Measurements of pollutants that cause oxidative stress inside cars during rush hour traffic has revealed results that are potentially alarming. The levels of some of the harmful particulate matter inside a car cabin was found to be double that than was previously estimated.
Traffic pollution sensors are normally placed on the ground next to the road and take continuous readings for 24 hours. Exhaust composition does however change so fast that drivers experience different conditions inside a vehicle than what is measured by roadside sensors. Sampling over a longer period also does not detect changes caused by environmental conditions and road congestion.
Researchers from Emory University, Duke University and the Georgia Institute of Technology explored the pollutants that drivers are actually exposed to during morning rush hour in downtown Atlanta by placing specially designed sampling devices on the passenger seats of cars during commutes.
The devices sensed double the amount of particulate matter that the roadside sensors detected. The team also established that the pollution contained double the amount of chemicals that cause oxidative stress. These chemicals are believed to contribute to the development of many illnesses, including cancer, heart and respiratory disease and various neurodegenerative diseases.
Michael Bergin, professor of environmental and civil engineering at Duke noted that the team found that people might be getting a double dose of exposure in terms of health during rush hour. If the chemicals are indeed as bad as many researchers believe, people should seriously rethink their commuting habits.
Roby Greenwald, who was a research assistant professor at Emory at the time, built a device for the experiment. The device pulls in air at a rate similar to human lungs to detect the levels of pollution. The device was secured to the passenger seat of more than 30 cars as they each completed more than 60 journeys in rush hour.
While some drivers took routes on the highway, others used busy roads in downtown Atlanta. Other details like having windows rolled down and speed varied, but all of the tests found more risk in air exposure than studies conducted with roadside sampling devices did previously.
Heidi Vreeland, a doctoral student in Bergin’s lab and first author of the paper explained that there are many reasons why an in-car air sample would detect higher levels of certain types of air pollution. The chemical composition of exhaust varies dramatically, even in the space of a few feet. Sun heating the roadways also causes an updraft that lifts pollution higher into the air.
Reactive oxygen pollution types found in the study could cause the body to manufacture chemicals that will deal with the reactive oxygen and the same response is caused by particulate matter.

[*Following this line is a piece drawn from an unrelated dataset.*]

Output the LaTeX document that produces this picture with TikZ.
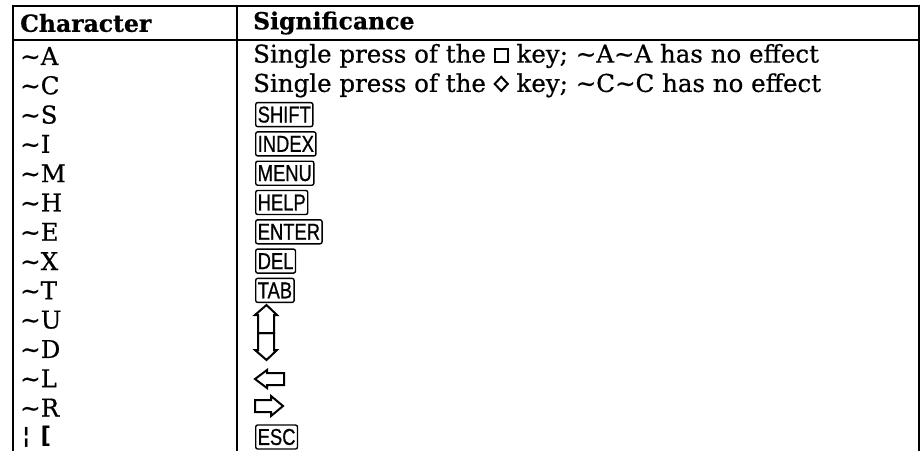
\documentclass[tikz,border=0pt]{standalone}
\usepackage{fontspec}
\usepackage{graphicx}
\setmainfont{DejaVu Serif}[FakeBold=0.6]
\newfontfamily\keyfam{Liberation Sans}[FakeBold=0.8]
\newfontfamily\barfam{DejaVu Sans}
\newcommand\tld{\textasciitilde}
\newcommand\kc[1]{\scalebox{0.8}[1]{#1}}
\newcommand\sqglyph{\tikz[baseline=0pt, x=1pt, y=1pt]\draw[line width=2pt] (1,1) rectangle (14,14);}
\newcommand\dmglyph{\tikz[baseline=0pt, x=1pt, y=1pt]\draw[line width=2pt, line join=miter] (7.5,1) -- (14,8) -- (7.5,15) -- (1,8) -- cycle;}
\tikzset{
  rule/.style={line width=2.3pt},
  colrule/.style={line width=2.8pt},
  cell/.style={anchor=west, inner sep=0pt, font=\fontsize{24.5}{24.5}\selectfont},
  head/.style={anchor=west, inner sep=0pt, font=\fontsize{23.5}{23.5}\selectfont\bfseries},
  keycap/.style={draw, line width=1.4pt, rounded corners=2pt, anchor=west,
     inner xsep=2pt, inner ysep=0pt, minimum height=24pt,
     font=\keyfam\fontsize{23}{23}\selectfont},
  hollow/.style={line width=2pt, line join=miter}
}
\begin{document}
\begin{tikzpicture}[x=1pt,y=-1pt]
\useasboundingbox (0,0) rectangle (922,451);
% rules
\draw[rule] (13,451) -- (13,6) -- (919,6) -- (919,451);
\draw[rule] (13,40) -- (919,40);
\draw[colrule] (237,6) -- (237,451);
% header
\node[head] (h1) at (20,23) {Character};
\node[head] (h2) at (253,23) {Significance};
% column 1
\node[cell] (c1) at (20,56) {\tld A};
\node[cell] (c2) at (20,85.3) {\tld C};
\node[cell] (c3) at (20,114.6) {\tld S};
\node[cell] (c4) at (20,143.9) {\tld I};
\node[cell] (c5) at (20,173.2) {\tld M};
\node[cell] (c6) at (20,202.5) {\tld H};
\node[cell] (c7) at (20,231.8) {\tld E};
\node[cell] (c8) at (20,261.1) {\tld X};
\node[cell] (c9) at (20,290.4) {\tld T};
\node[cell] (c10) at (20,319.7) {\tld U};
\node[cell] (c11) at (20,349) {\tld D};
\node[cell] (c12) at (20,378.3) {\tld L};
\node[cell] (c13) at (20,407.6) {\tld R};
\node[cell, font=\barfam\fontsize{23}{23}\selectfont\bfseries] (c14) at (22,437) {¦\hspace{10pt}[};
% column 2
\node[cell] (s1) at (253,56) {Single press of the \sqglyph{} key; \tld A\tld A has no effect};
\node[cell] (s2) at (253,85.3) {Single press of the \dmglyph{} key; \tld C\tld C has no effect};
\node[keycap] (k1) at (255,114.6) {\kc{SHIFT}};
\node[keycap] (k2) at (255,143.9) {\kc{INDEX}};
\node[keycap] (k3) at (255,173.2) {\kc{MENU}};
\node[keycap] (k4) at (255,202.5) {\kc{HELP}};
\node[keycap] (k5) at (255,231.8) {\kc{ENTER}};
\node[keycap] (k6) at (255,261.1) {\kc{DEL}};
\node[keycap] (k7) at (255,290.4) {\kc{TAB}};
\node[keycap] (k14) at (255,437) {\kc{ESC}};
% up arrow
\draw[hollow] (266.5,305) -- (277,315) -- (274,315) -- (274,333) -- (258,333) -- (258,315) -- (255,315) -- cycle;
% down arrow
\draw[hollow] (266.5,360) -- (277,350) -- (274,350) -- (274,333) -- (258,333) -- (258,350) -- (255,350) -- cycle;
% left arrow
\draw[hollow] (255,379) -- (267,370) -- (267,373) -- (284,373) -- (284,385) -- (267,385) -- (267,388) -- cycle;
% right arrow
\draw[hollow] (283,406) -- (271,396) -- (271,400) -- (255,400) -- (255,412) -- (271,412) -- (271,416) -- cycle;
\end{tikzpicture}
\end{document}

When combined, the exposure results in an overreaction that might be destructive to DNA and healthy cells.
Oxidative stress is believed to play a big role in a wide range of diseases including ADHD, Asperger’s syndrome, Parkinson’s disease, cancer, heart failure, Alzheimer’s disease, heart attack, atherosclerosis, autism, sickle cell disease, chronic fatigue syndrome, infection and depression. Antioxidant foods are supposed to address oxidative stress.
Bergin also noted that although there is still a lot of debate about the types of pollution that are cause for the biggest concern and what makes them so dangerous, the bottom line is that driving during rush hour is even worse than what was initially thought.
Greenwald, who is now an assistant professor of environmental health at Georgia State University, added that he believes that this is really an urban planning failure. In Atlanta, the poor air quality on the highways is caused by the fact that 6 million people live in the metro area, and many of them have little choice but to get into a car to go to work, school or the store. Transportation plans that are auto centric do not scale well to cities this size and this is but one more example of how traffic could affect your health negatively.
The results of the study were published in the journal Atmospheric Environment.